Wind data shows that as of December 16, the fund has posted a year-to-date return of -8.32%, ranking last among the 26 floating fee funds. Short-term performance has been equally concerning, with one-month and three-month returns at -5.34% and -8.49% respectively, reflecting a clear downward trend.

The sustained underperformance has triggered massive investor withdrawals. By September 30, 2025, the fund's net assets had plunged from the initial 548 million yuan to 432 million yuan—a 21.26% decline—with 107 million units redeemed and zero new subscriptions, indicating eroding investor confidence.

The root cause lies in the fund's severe mismatch with this year's market trends. Its top ten holdings were heavily concentrated in baijiu stocks like Luzhou Laojiao, Shanxi Fenjiu, Wuliangye, Yanghe Brewery, and Kweichow Moutai (totaling nearly 19% of the portfolio), alongside underperforming software firms such as Longshine Technology and Sinodata. These stocks have seen steep declines recently—Longshine dropped 32.03%, Sinodata fell 20.15%, while the baijiu trio each lost over 10% in three months. Amid 2025's tech-driven market rally, the fund's adherence to traditional consumer and value sectors has dragged down performance.

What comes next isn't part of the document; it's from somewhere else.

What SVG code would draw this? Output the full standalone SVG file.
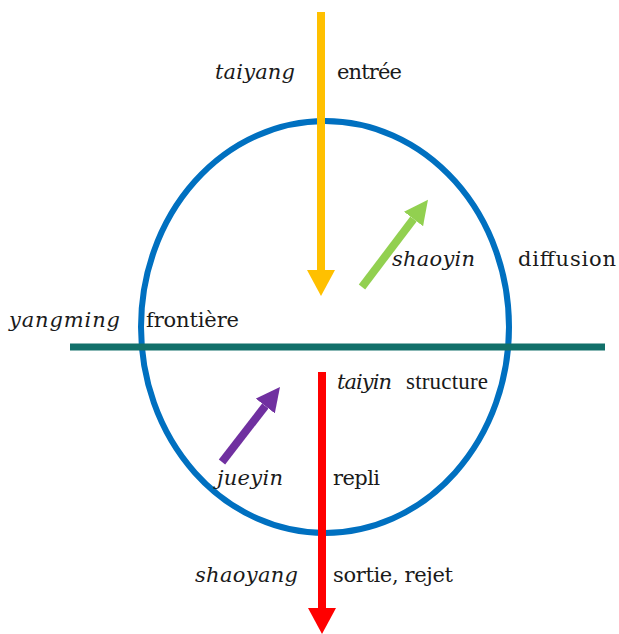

Fund manager Wang Mingxu, with over seven years of experience managing eight funds worth 8.26 billion yuan across equity and balanced hybrid categories, has seen most of his products lag behind benchmarks and peers. Notably, GF Value Steady Growth A/C and GF Value Select A/C all fell over 8.5% in three months, while GF Rui Ming Two-Year Holding A/C lost over 15% annually, ranking near the bottom of its category. Other products like GF Value Advantage and GF Domestic Demand Growth A/C posted 17%-19% annual losses, placing them in the worst 1% percentile.

Wang's investment philosophy centers on "consumer + financial" sectors with bottom-up stock picking and balanced allocation. However, 2025's structural market favoring AI and advanced manufacturing has rendered his value-oriented approach ineffective, leaving multiple funds at the bottom of performance rankings.

Short-term, GF Value Steady Growth A is trapped in a vicious cycle of poor performance triggering redemptions. Long-term, Wang's ability to tactically adapt his value-focused strategy while revitalizing his traditional expertise will determine whether he can reverse this downturn.